One of the books I was fortunate to read this summer was Dirt: The Erosion of Civilizations. As the title suggests, the book followed this historical evolution of agriculture, and in parallel, the rise and fall of the myriad new agrarian societies that popped up all over the globe. The book is exhaustive in details of how, and why, soil erosion and environmental degradation has been an underlying factor, and sometimes even a driving force, in the collapse of civilizations. Traced back to the Egyptians, Romans, ancient Chinese, and South American civilizations, erosion is a barely noticeable poison. Almost invisible to the casual observer, erosion has almost never been a prominent enough issue to take the focus of a society, falling behind more immediate issues such as feeding growing populations, paying off debts, and maximizing profits. As erosion slowly eats away the ground, the collapse is not immediate. It is unlikely that the farmers of any civilization looked at their soil and thought “Ah, here, behold the ruin of our people”. And yet, hundreds to thousands of years in the future, we look back, examine their soil, and behold the ruin of many people.
This is not to say that erosion was going by unnoticed – even such legendary thinkers as Plato and Aristotle made concerns of soil conservation, and predicted its role in undoing their own societies. Yet have we learned anything from their mistakes?

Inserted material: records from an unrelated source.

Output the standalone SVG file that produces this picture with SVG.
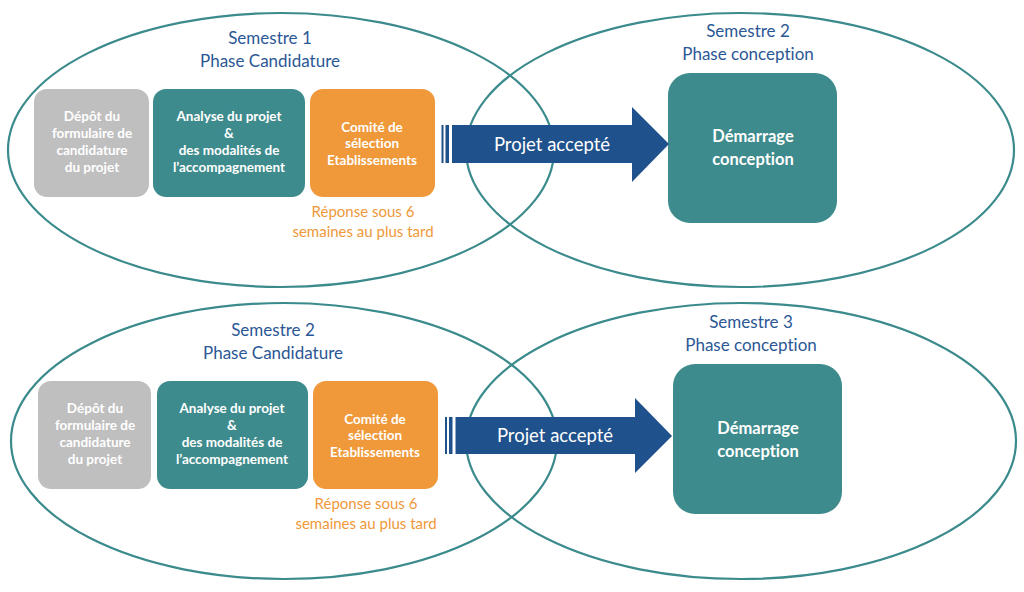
<svg xmlns="http://www.w3.org/2000/svg" width="1024" height="592" viewBox="0 0 1024 592">
<style>
text{font-variant-ligatures:none;font-feature-settings:"liga" 0,"dlig" 0}
.ell{fill:none;stroke:#3b8a8c;stroke-width:2.2}
.title{font-family:Lato,"Liberation Sans",sans-serif;font-size:17px;fill:#2b5795;text-anchor:middle}
.box{font-family:Lato,"Liberation Sans",sans-serif;font-size:13.5px;font-weight:bold;fill:#ffffff;text-anchor:middle}
.big{font-family:Lato,"Liberation Sans",sans-serif;font-size:16.5px;font-weight:bold;fill:#ffffff;text-anchor:middle}
.note{font-family:Lato,"Liberation Sans",sans-serif;font-size:15px;fill:#f0983a;text-anchor:middle}
.arrowtxt{font-family:Lato,"Liberation Sans",sans-serif;font-size:18.5px;fill:#ffffff;text-anchor:middle}
.grey{fill:#bfbfbf}
.teal{fill:#3e8b8d}
.orange{fill:#f0993a}
.arrow{fill:#1f518c}
</style>
<rect width="1024" height="592" fill="#ffffff"/>

<!-- Top row -->
<g id="semestre1-candidature">
  <ellipse class="ell" cx="281" cy="150" rx="273" ry="137"/>
  <text class="title" x="270" y="44">Semestre 1</text>
  <text class="title" x="270" y="67">Phase Candidature</text>
</g>
<g id="semestre2-conception">
  <ellipse class="ell" cx="740" cy="150" rx="274" ry="137"/>
  <text class="title" x="748" y="37">Semestre 2</text>
  <text class="title" x="748" y="60">Phase conception</text>
</g>
<g id="depot-1">
  <rect class="grey" x="34" y="89" width="115" height="108" rx="13"/>
  <text class="box" x="92" y="121">Dépôt du</text>
  <text class="box" x="92" y="138">formulaire de</text>
  <text class="box" x="92" y="155">candidature</text>
  <text class="box" x="92" y="172">du projet</text>
</g>
<g id="analyse-1">
  <rect class="teal" x="153" y="89" width="152" height="108" rx="13"/>
  <text class="box" x="229" y="121">Analyse du projet</text>
  <text class="box" x="229" y="138">&amp;</text>
  <text class="box" x="229" y="155">des modalités de</text>
  <text class="box" x="229" y="172">l’accompagnement</text>
</g>
<g id="comite-1">
  <rect class="orange" x="310" y="89" width="125" height="108" rx="13"/>
  <text class="box" x="372" y="132">Comité de</text>
  <text class="box" x="372" y="148">sélection</text>
  <text class="box" x="372" y="165">Etablissements</text>
  <text class="note" x="363" y="217">Réponse sous 6</text>
  <text class="note" x="363" y="237">semaines au plus tard</text>
</g>
<g id="demarrage-1">
  <rect class="teal" x="668" y="73" width="169" height="150" rx="22"/>
  <text class="big" x="753" y="142">Démarrage</text>
  <text class="big" x="753" y="165">conception</text>
</g>

<!-- Bottom row -->
<g id="semestre2-candidature">
  <ellipse class="ell" cx="284" cy="441" rx="273" ry="138"/>
  <text class="title" x="273" y="336">Semestre 2</text>
  <text class="title" x="273" y="359">Phase Candidature</text>
</g>
<g id="semestre3-conception">
  <ellipse class="ell" cx="741" cy="441" rx="275" ry="138"/>
  <text class="title" x="751" y="328">Semestre 3</text>
  <text class="title" x="751" y="351">Phase conception</text>
</g>
<g id="depot-2">
  <rect class="grey" x="38" y="381" width="113" height="108" rx="13"/>
  <text class="box" x="95" y="413">Dépôt du</text>
  <text class="box" x="95" y="430">formulaire de</text>
  <text class="box" x="95" y="447">candidature</text>
  <text class="box" x="95" y="464">du projet</text>
</g>
<g id="analyse-2">
  <rect class="teal" x="157" y="381" width="151" height="108" rx="13"/>
  <text class="box" x="232" y="413">Analyse du projet</text>
  <text class="box" x="232" y="430">&amp;</text>
  <text class="box" x="232" y="447">des modalités de</text>
  <text class="box" x="232" y="464">l’accompagnement</text>
</g>
<g id="comite-2">
  <rect class="orange" x="313" y="381" width="125" height="108" rx="13"/>
  <text class="box" x="375" y="424">Comité de</text>
  <text class="box" x="375" y="440">sélection</text>
  <text class="box" x="375" y="457">Etablissements</text>
  <text class="note" x="366" y="509">Réponse sous 6</text>
  <text class="note" x="366" y="529">semaines au plus tard</text>
</g>
<g id="demarrage-2">
  <rect class="teal" x="673" y="364" width="169" height="150" rx="22"/>
  <text class="big" x="758" y="434">Démarrage</text>
  <text class="big" x="758" y="457">conception</text>
</g>

<!-- Connectors -->
<g id="connectors">
  <g id="arrow-1">
    <rect class="arrow" x="441.5" y="125" width="2" height="38"/>
    <rect class="arrow" x="445.5" y="125" width="3.5" height="38"/>
    <polygon class="arrow" points="452,125 632,125 632,107 669,144 632,182 632,163 452,163"/>
    <text class="arrowtxt" x="552" y="151">Projet accepté</text>
  </g>
  <g id="arrow-2">
    <rect class="arrow" x="445" y="417" width="2" height="37"/>
    <rect class="arrow" x="449" y="417" width="3.5" height="37"/>
    <polygon class="arrow" points="455.5,417 635,417 635,398 672,436 635,473 635,454 455.5,454"/>
    <text class="arrowtxt" x="555" y="442">Projet accepté</text>
  </g>
</g>
</svg>
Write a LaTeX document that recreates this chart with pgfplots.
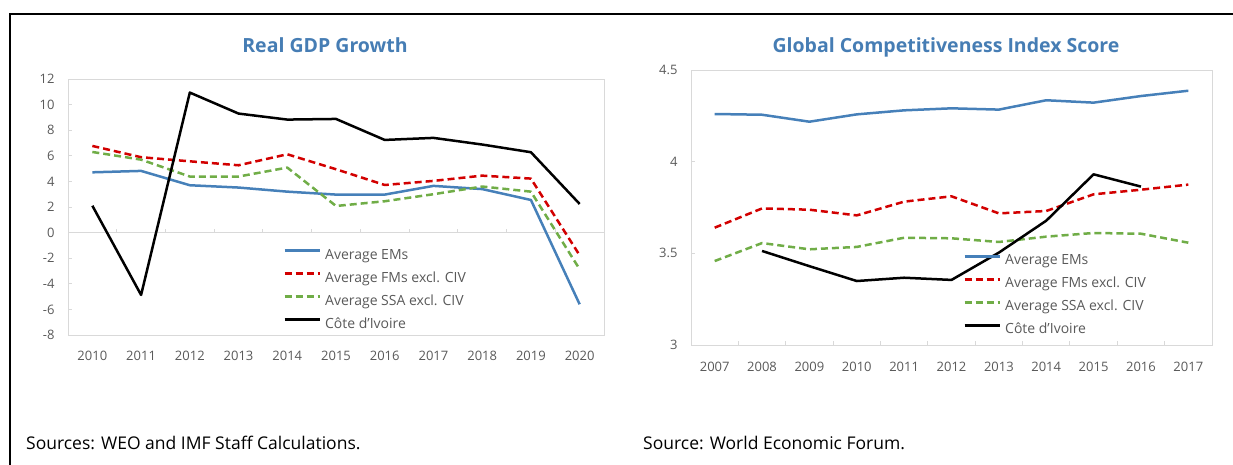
\documentclass[border=0pt]{standalone}
\usepackage{fontspec}
\setmainfont{Open Sans}
\usepackage{pgfplots}
\pgfplotsset{compat=1.18}
\definecolor{emblue}{RGB}{70,128,185}
\definecolor{fmred}{RGB}{210,0,0}
\definecolor{ssagreen}{RGB}{112,173,71}
\definecolor{titleblue}{RGB}{70,125,180}
\definecolor{ticktext}{RGB}{89,89,89}
\definecolor{framegray}{RGB}{217,217,217}
\pgfplotsset{
  legend image code/.code={\draw[#1, line width=3pt] (0pt,5pt) -- (35pt,5pt);},
  mystyle/.style={
    scale only axis,
    anchor=south west,
    axis line style={framegray, line width=1pt},
    tick style={framegray, line width=1pt},
    tick align=inside,
    major tick length=4pt,
    major x tick style={draw=none},
    xtick pos=bottom, ytick pos=left,
    xmin=-0.5, xmax=10.5,
    xtick={0,...,10},
    font=\fontsize{13}{15}\selectfont,
    tick label style={text=ticktext, font=\fontsize{13}{15}\selectfont},
    yticklabel style={xshift=-10pt},
    /pgf/number format/assume math mode=true,
    clip=false,
    legend cell align=left,
    legend style={draw=none, fill=none, inner sep=0pt, row sep=6.5pt,
      font=\fontsize{14}{17}\selectfont, text=ticktext,
      nodes={inner sep=1pt, text height=11pt, text depth=3.5pt},
      /tikz/every odd column/.append style={column sep=3pt},
      /tikz/every even column/.append style={column sep=0pt}},
  },
  em/.style={emblue, line width=2.5pt, line join=round},
  fm/.style={fmred, line width=2.5pt, line join=round, dash pattern=on 7pt off 4pt},
  ssa/.style={ssagreen, line width=2.5pt, line join=round, dash pattern=on 7pt off 4pt},
  civ/.style={black, line width=2.5pt, line join=round},
}
\begin{document}
\begin{tikzpicture}
\path[use as bounding box] (0pt,0pt) rectangle (1233pt,-464pt);
\draw[line width=2.2pt] (10pt,-465pt) -- (10pt,-14pt) -- (1234pt,-14pt);
% Left chart
\begin{axis}[mystyle,
  at={(68pt,-335pt)}, width=536pt, height=256pt,
  ymin=-8, ymax=12, ytick={-8,-6,...,12},
  xticklabels={2010,2011,2012,2013,2014,2015,2016,2017,2018,2019,2020},
  xticklabel style={yshift=-13pt},
  legend style={at={(0.401,0.343)}, anchor=north west},
]
\draw[framegray, line width=1pt] (axis cs:-0.5,0) -- (axis cs:10.5,0);
\pgfplotsinvokeforeach{0.5,1.5,...,9.5}{\draw[framegray, line width=1pt] (axis cs:#1,0) -- ++(0pt,4pt);}
\addplot[em] coordinates {(0,4.71) (1,4.82) (2,3.70) (3,3.52) (4,3.20) (5,2.97) (6,2.97) (7,3.65) (8,3.40) (9,2.55) (10,-5.60)};
\addlegendentry{Average EMs}
\addplot[fm] coordinates {(0,6.77) (1,5.89) (2,5.57) (3,5.26) (4,6.12) (5,4.95) (6,3.72) (7,4.04) (8,4.45) (9,4.22) (10,-1.77)};
\addlegendentry{Average FMs excl. CIV}
\addplot[ssa] coordinates {(0,6.30) (1,5.70) (2,4.38) (3,4.38) (4,5.08) (5,2.08) (6,2.45) (7,3.00) (8,3.60) (9,3.20) (10,-2.86)};
\addlegendentry{Average SSA excl. CIV}
\addplot[civ] coordinates {(0,2.10) (1,-4.87) (2,10.94) (3,9.30) (4,8.83) (5,8.88) (6,7.24) (7,7.40) (8,6.88) (9,6.28) (10,2.24)};
\addlegendentry{Côte d'Ivoire}
\end{axis}
% Right chart
\begin{axis}[mystyle,
  at={(691pt,-345pt)}, width=521pt, height=275pt,
  ymin=3, ymax=4.5, ytick={3,3.5,4,4.5},
  xticklabels={2007,2008,2009,2010,2011,2012,2013,2014,2015,2016,2017},
  xticklabel style={yshift=-14pt},
  legend style={at={(0.522,0.336)}, anchor=north west},
]
\pgfplotsinvokeforeach{0.5,1.5,...,9.5}{\draw[framegray, line width=1pt] (axis cs:#1,3) -- ++(0pt,4pt);}
\addplot[em] coordinates {(0,4.260) (1,4.256) (2,4.218) (3,4.258) (4,4.280) (5,4.291) (6,4.284) (7,4.335) (8,4.322) (9,4.358) (10,4.387)};
\addlegendentry{Average EMs}
\addplot[fm] coordinates {(0,3.640) (1,3.745) (2,3.738) (3,3.707) (4,3.782) (5,3.811) (6,3.718) (7,3.731) (8,3.822) (9,3.847) (10,3.875)};
\addlegendentry{Average FMs excl. CIV}
\addplot[ssa] coordinates {(0,3.458) (1,3.556) (2,3.522) (3,3.535) (4,3.585) (5,3.582) (6,3.562) (7,3.591) (8,3.611) (9,3.607) (10,3.558)};
\addlegendentry{Average SSA excl. CIV}
\addplot[civ] coordinates {(1,3.513) (2,3.430) (3,3.349) (4,3.367) (5,3.355) (6,3.504) (7,3.678) (8,3.931) (9,3.864)};
\addlegendentry{Côte d'Ivoire}
\end{axis}
% Titles
\node[anchor=base, text=titleblue, font=\fontsize{19.5}{22}\selectfont\bfseries] at (325pt,-52pt) {Real GDP Growth};
\node[anchor=base, text=titleblue, font=\fontsize{19.5}{22}\selectfont\bfseries] at (946pt,-52pt) {Global Competitiveness Index Score};
% Sources
\node[anchor=base west, inner sep=0pt, font=\fontsize{17.5}{20}\selectfont] at (26pt,-449pt) {Sources: WEO and IMF Staff Calculations.};
\node[anchor=base west, inner sep=0pt, font=\fontsize{17.5}{20}\selectfont] at (643pt,-449pt) {Source: World Economic Forum.};
\end{tikzpicture}
\end{document}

Haiti is a living example of a society caught on the precipice of this collapse. The government has been unstable for some time, and the population has grown to push thousands of people onto extremely steep slopes. Sediment clogs the estuaries and deltas. The process is so well known, one might predict with a great degree of certainty the future of Haiti, if the importance of soil conservation is not made an immediate nation concern, for reasons of longevity, stability, security, and general well being.

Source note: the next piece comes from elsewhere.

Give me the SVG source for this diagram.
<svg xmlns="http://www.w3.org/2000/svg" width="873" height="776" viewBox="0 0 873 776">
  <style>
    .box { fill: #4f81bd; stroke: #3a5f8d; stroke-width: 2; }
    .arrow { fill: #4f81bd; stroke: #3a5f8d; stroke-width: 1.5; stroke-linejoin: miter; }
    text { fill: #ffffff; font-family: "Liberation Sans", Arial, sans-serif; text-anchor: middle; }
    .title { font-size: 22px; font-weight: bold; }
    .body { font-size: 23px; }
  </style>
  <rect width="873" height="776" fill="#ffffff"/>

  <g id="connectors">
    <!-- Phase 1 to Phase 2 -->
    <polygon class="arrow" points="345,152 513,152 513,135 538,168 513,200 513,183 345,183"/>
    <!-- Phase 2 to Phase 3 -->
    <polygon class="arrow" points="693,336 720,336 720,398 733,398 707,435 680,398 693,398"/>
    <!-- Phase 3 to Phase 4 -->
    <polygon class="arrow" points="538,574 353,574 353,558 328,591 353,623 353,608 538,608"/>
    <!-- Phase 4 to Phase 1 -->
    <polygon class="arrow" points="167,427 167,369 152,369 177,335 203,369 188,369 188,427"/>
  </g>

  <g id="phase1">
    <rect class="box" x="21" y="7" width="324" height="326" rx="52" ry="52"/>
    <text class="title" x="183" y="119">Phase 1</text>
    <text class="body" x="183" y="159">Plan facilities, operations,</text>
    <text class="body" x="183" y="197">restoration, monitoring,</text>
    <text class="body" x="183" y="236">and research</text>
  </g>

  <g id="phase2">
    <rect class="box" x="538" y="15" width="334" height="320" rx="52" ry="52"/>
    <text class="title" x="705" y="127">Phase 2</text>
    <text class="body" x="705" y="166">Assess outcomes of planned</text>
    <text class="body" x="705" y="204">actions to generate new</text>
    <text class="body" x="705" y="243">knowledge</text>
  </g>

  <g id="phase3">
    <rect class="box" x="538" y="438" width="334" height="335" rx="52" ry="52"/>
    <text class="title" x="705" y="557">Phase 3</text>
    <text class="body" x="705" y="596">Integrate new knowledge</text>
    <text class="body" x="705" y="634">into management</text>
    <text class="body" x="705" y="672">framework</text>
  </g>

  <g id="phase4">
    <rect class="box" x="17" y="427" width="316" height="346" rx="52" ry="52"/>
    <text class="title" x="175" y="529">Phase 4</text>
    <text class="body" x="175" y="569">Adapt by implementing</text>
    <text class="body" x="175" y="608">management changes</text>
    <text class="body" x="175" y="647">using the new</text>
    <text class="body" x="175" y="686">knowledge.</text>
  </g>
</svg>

And of course, what is one of the best ways to prevent erosion? Planting trees. It is, in this sense, a hugely patriotic act for a farmer to choose to leave a tree standing, and to plant a new one, as many farmers we know do.

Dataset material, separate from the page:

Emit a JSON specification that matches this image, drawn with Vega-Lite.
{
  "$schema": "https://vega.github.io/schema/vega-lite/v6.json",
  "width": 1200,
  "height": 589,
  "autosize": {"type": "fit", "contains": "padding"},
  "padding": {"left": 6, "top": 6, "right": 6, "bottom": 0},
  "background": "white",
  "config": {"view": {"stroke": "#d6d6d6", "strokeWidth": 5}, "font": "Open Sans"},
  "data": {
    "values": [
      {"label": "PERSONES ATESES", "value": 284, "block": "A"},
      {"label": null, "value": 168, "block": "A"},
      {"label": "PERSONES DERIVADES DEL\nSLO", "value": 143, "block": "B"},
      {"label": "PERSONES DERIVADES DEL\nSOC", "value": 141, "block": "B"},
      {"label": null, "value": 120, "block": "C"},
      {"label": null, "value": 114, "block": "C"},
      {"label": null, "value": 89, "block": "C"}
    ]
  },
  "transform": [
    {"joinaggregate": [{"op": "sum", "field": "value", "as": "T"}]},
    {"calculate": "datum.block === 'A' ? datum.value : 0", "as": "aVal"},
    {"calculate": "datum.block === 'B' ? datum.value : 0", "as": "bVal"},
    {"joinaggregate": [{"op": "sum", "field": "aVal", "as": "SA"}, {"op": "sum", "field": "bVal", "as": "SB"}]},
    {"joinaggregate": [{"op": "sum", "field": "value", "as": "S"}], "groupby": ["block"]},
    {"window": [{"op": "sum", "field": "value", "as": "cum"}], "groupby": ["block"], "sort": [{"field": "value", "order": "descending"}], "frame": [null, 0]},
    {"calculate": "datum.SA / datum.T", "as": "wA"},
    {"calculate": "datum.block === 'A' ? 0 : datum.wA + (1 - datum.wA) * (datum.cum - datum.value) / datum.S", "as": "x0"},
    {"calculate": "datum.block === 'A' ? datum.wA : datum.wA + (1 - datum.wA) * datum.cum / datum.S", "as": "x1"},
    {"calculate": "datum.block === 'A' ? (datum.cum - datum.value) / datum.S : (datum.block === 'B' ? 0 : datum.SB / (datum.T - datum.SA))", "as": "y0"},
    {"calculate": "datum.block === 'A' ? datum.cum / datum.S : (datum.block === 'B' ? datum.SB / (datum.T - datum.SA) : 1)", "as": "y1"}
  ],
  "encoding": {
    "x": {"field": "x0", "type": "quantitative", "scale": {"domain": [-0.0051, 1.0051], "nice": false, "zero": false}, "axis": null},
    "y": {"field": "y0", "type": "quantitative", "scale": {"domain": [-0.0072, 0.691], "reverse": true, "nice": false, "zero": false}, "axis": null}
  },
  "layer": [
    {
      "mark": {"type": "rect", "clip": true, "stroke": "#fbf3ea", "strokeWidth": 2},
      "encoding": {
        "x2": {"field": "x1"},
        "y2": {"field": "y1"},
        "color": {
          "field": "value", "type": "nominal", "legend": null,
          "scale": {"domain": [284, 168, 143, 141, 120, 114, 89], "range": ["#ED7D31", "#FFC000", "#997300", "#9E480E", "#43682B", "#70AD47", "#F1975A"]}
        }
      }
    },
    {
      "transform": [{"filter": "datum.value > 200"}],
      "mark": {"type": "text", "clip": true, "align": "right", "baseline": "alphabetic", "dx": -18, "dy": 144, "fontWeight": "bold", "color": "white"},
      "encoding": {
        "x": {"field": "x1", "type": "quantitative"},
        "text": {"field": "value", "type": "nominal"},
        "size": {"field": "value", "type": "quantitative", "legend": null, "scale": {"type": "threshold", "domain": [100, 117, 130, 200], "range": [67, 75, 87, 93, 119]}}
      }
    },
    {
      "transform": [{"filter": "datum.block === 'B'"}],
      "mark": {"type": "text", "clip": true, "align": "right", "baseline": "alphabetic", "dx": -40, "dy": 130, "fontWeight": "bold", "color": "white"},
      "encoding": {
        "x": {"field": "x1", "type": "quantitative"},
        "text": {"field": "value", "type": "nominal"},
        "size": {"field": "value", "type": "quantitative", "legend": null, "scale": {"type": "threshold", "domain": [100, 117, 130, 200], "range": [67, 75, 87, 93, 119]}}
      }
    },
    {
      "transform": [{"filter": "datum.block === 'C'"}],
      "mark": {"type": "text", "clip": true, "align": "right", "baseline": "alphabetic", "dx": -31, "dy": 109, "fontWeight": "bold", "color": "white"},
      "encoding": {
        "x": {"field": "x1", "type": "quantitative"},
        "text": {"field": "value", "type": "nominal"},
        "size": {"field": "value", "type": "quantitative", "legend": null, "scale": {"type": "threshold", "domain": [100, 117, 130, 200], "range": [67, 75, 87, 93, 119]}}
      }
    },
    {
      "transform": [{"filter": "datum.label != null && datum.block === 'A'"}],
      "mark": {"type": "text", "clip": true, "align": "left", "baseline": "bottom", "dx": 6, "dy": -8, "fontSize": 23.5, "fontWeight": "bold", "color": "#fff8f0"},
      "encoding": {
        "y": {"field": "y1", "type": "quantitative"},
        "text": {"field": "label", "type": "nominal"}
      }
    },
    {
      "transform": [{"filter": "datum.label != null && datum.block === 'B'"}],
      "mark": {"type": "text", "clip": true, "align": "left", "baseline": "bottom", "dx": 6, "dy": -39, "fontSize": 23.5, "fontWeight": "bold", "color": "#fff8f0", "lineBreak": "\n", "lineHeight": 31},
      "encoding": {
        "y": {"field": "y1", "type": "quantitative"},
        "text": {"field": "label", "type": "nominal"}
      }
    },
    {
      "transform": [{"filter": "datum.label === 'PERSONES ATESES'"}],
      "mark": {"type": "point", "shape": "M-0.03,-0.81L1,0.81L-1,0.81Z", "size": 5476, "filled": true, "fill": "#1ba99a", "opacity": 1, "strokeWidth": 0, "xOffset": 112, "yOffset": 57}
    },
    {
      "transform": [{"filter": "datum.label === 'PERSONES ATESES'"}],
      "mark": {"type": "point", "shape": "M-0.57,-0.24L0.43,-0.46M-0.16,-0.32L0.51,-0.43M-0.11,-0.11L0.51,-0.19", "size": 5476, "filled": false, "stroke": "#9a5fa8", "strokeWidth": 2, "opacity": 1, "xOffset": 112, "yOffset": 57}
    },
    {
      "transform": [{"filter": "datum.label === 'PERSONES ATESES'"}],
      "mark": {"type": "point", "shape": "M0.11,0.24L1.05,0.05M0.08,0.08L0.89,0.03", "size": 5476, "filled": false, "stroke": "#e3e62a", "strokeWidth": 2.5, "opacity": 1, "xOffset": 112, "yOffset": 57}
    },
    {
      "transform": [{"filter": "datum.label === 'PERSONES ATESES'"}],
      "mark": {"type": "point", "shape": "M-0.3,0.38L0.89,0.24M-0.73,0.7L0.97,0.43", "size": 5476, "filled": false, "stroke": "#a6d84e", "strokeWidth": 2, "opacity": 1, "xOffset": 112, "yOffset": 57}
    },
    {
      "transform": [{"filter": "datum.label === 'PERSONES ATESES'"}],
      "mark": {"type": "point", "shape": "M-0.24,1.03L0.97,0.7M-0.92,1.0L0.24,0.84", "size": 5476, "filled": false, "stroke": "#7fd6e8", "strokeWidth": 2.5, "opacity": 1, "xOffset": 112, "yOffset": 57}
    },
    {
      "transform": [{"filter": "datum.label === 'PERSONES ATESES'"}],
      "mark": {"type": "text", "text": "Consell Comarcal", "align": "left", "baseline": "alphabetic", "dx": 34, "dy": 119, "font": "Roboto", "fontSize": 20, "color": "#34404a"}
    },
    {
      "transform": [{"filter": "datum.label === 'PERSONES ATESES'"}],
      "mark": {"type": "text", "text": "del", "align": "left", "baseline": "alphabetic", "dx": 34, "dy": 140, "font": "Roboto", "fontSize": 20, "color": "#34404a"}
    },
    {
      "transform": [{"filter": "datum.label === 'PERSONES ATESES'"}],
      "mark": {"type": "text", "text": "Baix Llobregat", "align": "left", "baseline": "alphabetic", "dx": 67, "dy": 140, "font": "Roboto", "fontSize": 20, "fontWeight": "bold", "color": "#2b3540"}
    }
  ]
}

For us in the US – we are not without our own history, and contemporary struggle, with erosion. Fortunately, no-till farming, organic methods, and agroforestry promise viable alternatives to the conventional practices that have wrecked many a field. In the midst of our own power and rise, it is difficult to see where, and when, we will reach the precipice of irreversible erosion. Perhaps we have already begun our slow descent, tumbling acceleration.